Maybe it is because before I left, my old friend’s sister descended into sheer hell. Her two daughters and ex-husband were in a landslide in Canada and all perished at once, buried under many feet of mud. I became very involved in following the search and then, the period of rescue changed to recovery and then, that ended as well. I could not imagine her deep grief or out of control panic or arms reaching, reaching, reaching, looking for her children. When I got to my conference, they had both finally been found, dead.
Maybe it was because my 91 year old aunt who I love deeply has been isolated by her psychotic son from her entire family, including my sister and me. There has been nothing short of insane cruelty going on for reasons that remain completely unclear. But, on the one occasion that I did get through to her on the phone and tried to explain to her what was going on, my conversation was heard by the crazies, possibly recorded and it made for a much more difficult situation by her adult children, my cousins. They were working hard through legal means to re-establish connections and I made that more difficult. I felt very ashamed for having caused further frustration in a situation that appeared it could get no more maddening!
Maybe it is because I had a confrontation at work on Friday with of all people, a formula rep. I was reprimanded by one of the doctors because a patient complained about my “rudeness” and then, I was yelled at by the office manager. It was a completely ridiculous, misguided experience and of course, it happening during World Breastfeeding week, made it all the more poignant.

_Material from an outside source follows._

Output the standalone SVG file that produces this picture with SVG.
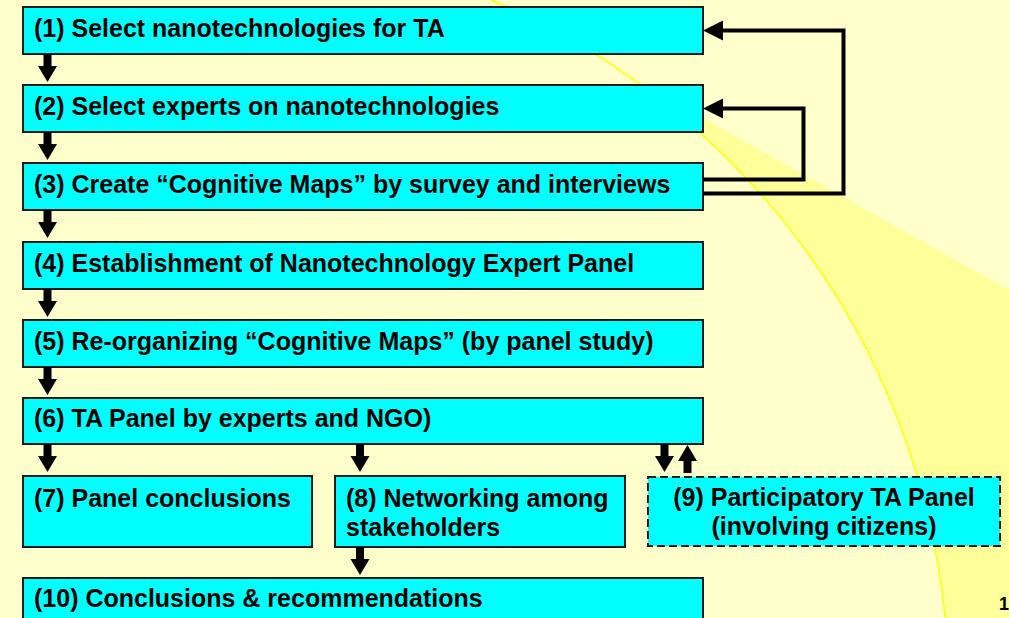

Maybe it is because school starts tomorrow and I feel like we haven’t really been on a whole family vacation together—just the four of us. Or, maybe because I haven’t heard from my son who is ill and not taking action to get some help. I have come to let go of that, completely, but it is no less wrenching. We are about to celebrate his 28thbirthday and that is so sad for me to witness, as he continues his decline and delusions of curing his own addictions without help.
Maybe it is because I am hearing the vicious mantras of my mother that she left emblazoned on my heart, more than ever. When in a weakened and tired state, they all begin to dance and rise again to feed me messages of failure, “mean person”, cruel, fake, controlling, etc. I have absorbed them all these past two weeks. These mean spirited serpents love any opportunity to make a cameo appearance.
So, for whatever reason—I cannot sleep, I want to sleep, I cannot smile, I want to cry, I cannot think my way out of it, I cannot make plans, I cannot reinvent myself and I cannot shoo away Ms Daring Depleting Depression, Ms. Antsy Arguing Anxiety or Ms. Supreme Sick Self Doubt. Waiting for the change to come because fortunately, I do know it usually does… but now, am in the deep, dark hole looking for the Exit sign.
A few days later, sitting here in downtown Raleigh at the Wilmoore Café which in my humble opinion has the very best coffee anywhere on earth and for $1.75, the best egg and veggie burrito, I am found again. I am peering out of the hole. I pick my sweet nieces up at the bus stop from New York in a few minutes and I am feeling hopeful, cheerful and well.
Though I would love to stay in this place, I am not feeling enough terre ferma to know it can last for long.
For now, it is a lovely day in downtown Raleigh and all is well. Later, there may be more demons waiting.